Mercedes relying on six appeal to boost 2011 sales
MERCEDES intends to hit us for six next year. When its new 4dr CLS coupé arrives early in 2011 it will be one of six new or revamped models on their way here over the year.
Just before that -- indeed due within a matter of weeks -- will be a version of the new S-Class with BlueTEC emissions technology.
The CLS (left) is a January arrival, followed later in the year by a new SLK roadster, a facelifted C-Class saloon and a C-Class coupe in April.
Then towards the end of the year comes the new MP sports utility vehicle and a new B-Class.
Meanwhile, Mercedes has provided a glimpse of the new Magic Sky Control vario-roof to be offered as an option on its next generation SLK.
The original SLK, introduced in 1997, was one of the first open-topped cars to adopt the now-popular folding metal roof technology which has even made it on to some of the cheapest convertibles on the market.
Recent folding hard-tops, such as that fitted to Renault's Megane CC and Porsche's re-born Targa, however, feature large glass, rather than metal, panels.
Magic Sky Control is Mercedes' attempt to distinguish its glass roof from some of the others by overcoming one of the main disadvantages of clear tops -- the heating up of the car interior in direct sunlight.
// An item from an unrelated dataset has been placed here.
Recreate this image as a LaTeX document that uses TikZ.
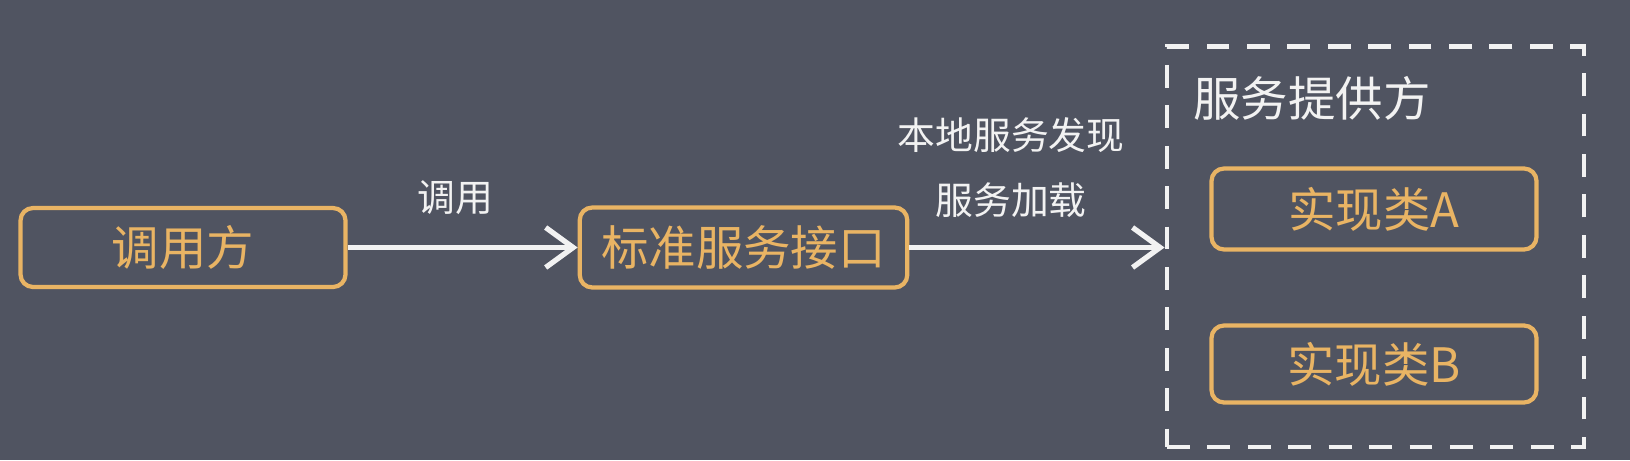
\documentclass[tikz,border=0pt]{standalone}
\usepackage{fontspec}
\newfontfamily\cjk{Noto Sans CJK SC}
\usetikzlibrary{arrows.meta}
\definecolor{bgdark}{RGB}{80,84,97}
\definecolor{boxorange}{RGB}{233,180,100}
\definecolor{labelwhite}{RGB}{242,242,242}

\begin{document}
\begin{tikzpicture}[
  part/.style={draw=boxorange, line width=2.4pt, rounded corners=0.25cm, text=boxorange,
    font=\cjk\fontsize{27}{32}\selectfont, minimum width=6.5cm, minimum height=1.58cm, inner sep=0pt},
  lbl/.style={text=labelwhite, font=\cjk\fontsize{21.5}{26}\selectfont, inner sep=0pt},
  call/.style={-{Straight Barb[length=0.55cm,width=0.8cm]}, line width=3pt, draw=labelwhite}
]
% Background
\fill[bgdark] (0,0) rectangle (32.6,9.2);

% Caller and interface
\node[part] (caller) at (3.66,4.25) {调用方};
\node[part, minimum width=6.55cm, minimum height=1.6cm] (iface) at (14.87,4.25) {标准服务接口};

% Provider (dashed)
\node[draw=labelwhite, dash pattern=on 13pt off 10pt, line width=2.8pt, minimum width=8.34cm, minimum height=8.01cm] (prov) at (27.51,4.265) {};
\node[lbl, anchor=west, font=\cjk\fontsize{27}{32}\selectfont] (provtitle) at (23.86,7.23) {服务提供方};
\node[part, minimum height=1.62cm] (implA) at (27.48,5.02) {实现类A};
\node[part, minimum height=1.54cm] (implB) at (27.48,1.92) {实现类B};

% Arrows
\draw[call] (caller) -- (iface);
\draw[call] (iface.east) -- (iface.east -| prov.west);

% Labels
\node[lbl] (calllbl) at (9.11,5.25) {调用};
\node[lbl] (findlbl) at (20.22,6.5) {本地服务发现};
\node[lbl] (loadlbl) at (20.22,5.19) {服务加载};
\end{tikzpicture}
\end{document}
Magic Sky Control allows a transparent roof to be darkened within a few seconds at the press of a switch. Particles in the glass position themselves in order to allow light to pass through when a current is passed through the roof structure, but when the current is switched off they adopt random positions, which blocks the passage of light.
Because the technology prevents light from shining through the roof when the current is switched off, the car's interior is protected from over-heating when it is parked and not in use.
Darkening the roof when the car is occupied reduces the load on the air conditioning system; that cuts down on fuel consumption and CO2 emissions.